Como ya ha comentado
el crítico Perry Nodelman, parece que la literatura infantil se considera un género menor
del mismo modo que a un niño se le considera un humano menor, cuyo universo
debe también reducirse —censurarse— para ser menor. También podríamos decir aquí que
el universo del niño es primitivo, y por ello despreciarlo, igual que se
desprecian otros universos primitivos cuya única desventaja real es que poseen
un menor poder de dominación teconológica y social, cuando, en realidad, sus miembros bien podrían hallarse mucho más cerca que nosotros de saber lo que es una vida plena. Por eso, la magia se relega
a esas culturas supuestamente primitivas y a esos estadios evolutivos también primitivos.

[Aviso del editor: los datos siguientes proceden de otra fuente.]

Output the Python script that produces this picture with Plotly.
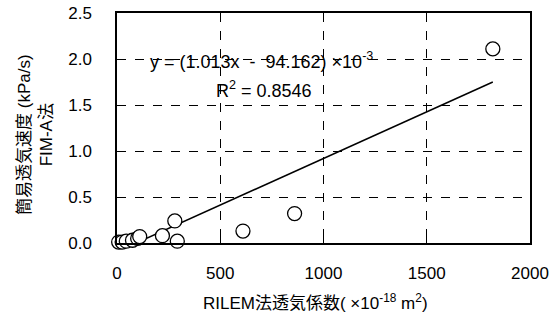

Por eso la magia, la verdadera magia, la que personifica todo lo que abraza el espacio y el tiempo —e incluso aquello que lo trasciede—,
sobrevive solo en los libros para niños y en algunos poetas y artistas que aún
conservan esa mirada transparente. Y mientras tanto nuestra sociedad, henchida
de orgullo civilizado, va arrojándose al vacío de los hombres grises.

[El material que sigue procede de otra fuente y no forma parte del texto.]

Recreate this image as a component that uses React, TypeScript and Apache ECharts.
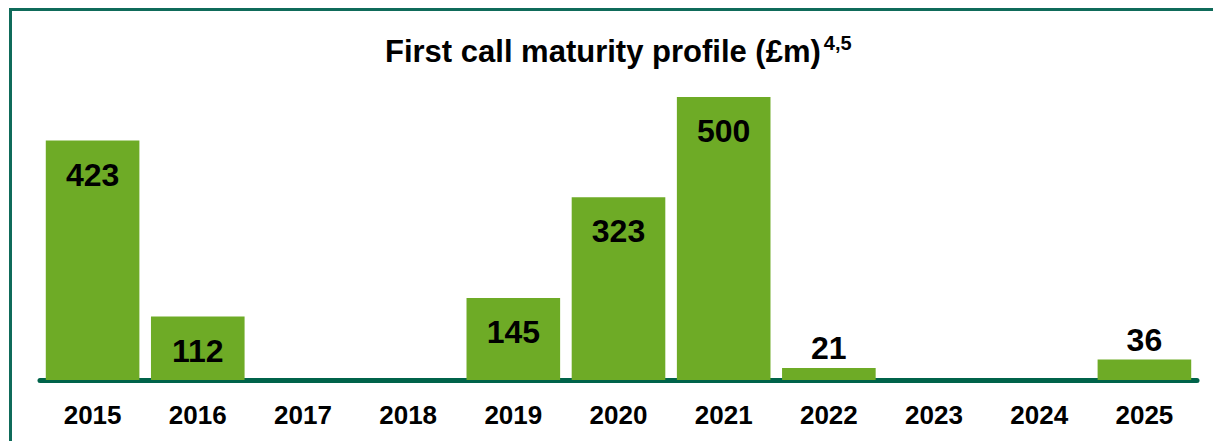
import React, { useEffect, useRef } from "react";
import * as echarts from "echarts";

const categories = ["2015", "2016", "2017", "2018", "2019", "2020", "2021", "2022", "2023", "2024", "2025"];
const values = [423, 112, 0, 0, 145, 323, 500, 21, 0, 0, 36];
const insideThreshold = 100;

export default function App() {
  const ref = useRef<HTMLDivElement>(null);
  useEffect(() => {
    const chart = echarts.init(ref.current!, null, { renderer: "svg" });
    const font = "'Liberation Sans', Arial, sans-serif";
    chart.setOption({
      animation: false,
      backgroundColor: "#ffffff",
      title: {
        text: "{a|First call maturity profile (£m)}{b|4,5}",
        left: 380,
        top: 28,
        textStyle: {
          rich: {
            a: { fontFamily: font, fontWeight: "bold", fontSize: 31, color: "#000000", lineHeight: 36 },
            b: { fontFamily: font, fontWeight: "bold", fontSize: 20, color: "#000000", verticalAlign: "top", lineHeight: 36, padding: [0, 0, 12, 3] },
          },
        },
      },
      graphic: [
        {
          type: "polyline",
          shape: { points: [[10.5, 441], [10.5, 9.5], [1213, 9.5]] },
          style: { stroke: "#0f6b5a", lineWidth: 3, fill: "none" },
        },
      ],
      grid: { left: 40, right: 16, top: 97, bottom: 61 },
      xAxis: {
        type: "category",
        data: categories,
        axisLine: { show: true, lineStyle: { color: "#00634a", width: 5 } },
        axisTick: { show: false },
        axisLabel: { fontFamily: font, fontWeight: "bold", fontSize: 26, color: "#000000", margin: 22 },
      },
      yAxis: {
        type: "value",
        min: 0,
        max: 500,
        show: false,
        splitLine: { show: false },
      },
      series: [
        {
          type: "bar",
          barCategoryGap: "11%",
          itemStyle: { color: "#6eab26" },
          data: values.map((v) => ({
            value: v,
            label: v >= insideThreshold
              ? { show: true, position: "insideTop", distance: 18 }
              : { show: v > 0, position: "top", distance: 4 },
          })),
          label: {
            fontFamily: font,
            fontWeight: "bold",
            fontSize: 32,
            color: "#000000",
          },
        },
      ],
    });
    return () => chart.dispose();
  }, []);
  return <div ref={ref} style={{ position: "fixed", left: 0, top: 0, width: 1213, height: 441 }} />;
}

(Escalera a ningún sitio, de los Simpsons)
Como ya ha dicho
hasta la saciedad la antropología en el siglo XX, las culturas no evolucionan
en línea recta, sino en red, y no hay etapas que se dejen atrás o hayan quedado
superadas, sino que se integran en las nuevas estructuras. Si nos avergonzamos
de nuestra magia —como el adolecescente recién llegado que intenta reprimir
todo vestigio de su etapa infantil para parecer un joven adulto—, jamás integraremos la
sabiduría que brota de ella, y seguiremos tropezando contra el muro del
sinsentido, en una ilusión de inteligencia que en realidad es la estupidez desgarrando
el alma solitaria.
Es muy importante, por ello, seguir leyendo y creando literatura para niños de
calidad; se trata de una de las mejores formas de conservar el tesoro de la magia, hasta que los
trompazos de quienes han cerrado los ojos a su luz les hagan recapitular y aceptar
los cofres de vida que les hemos reservado.
¿Quién no tiene cerca
algo parecido a un olmo viejo hendido por un rayo o a un arpa en algún ángulo
oscuro y de su dueña tal vez olvidada?
El alma del mundo está por todas partes, dentro y más allá de cada cosa. Es solo la manera de mirar. Que la hemos olvidado.
El alma del mundo está por todas partes, dentro y más allá de cada cosa. Es solo la manera de mirar. Que la hemos olvidado.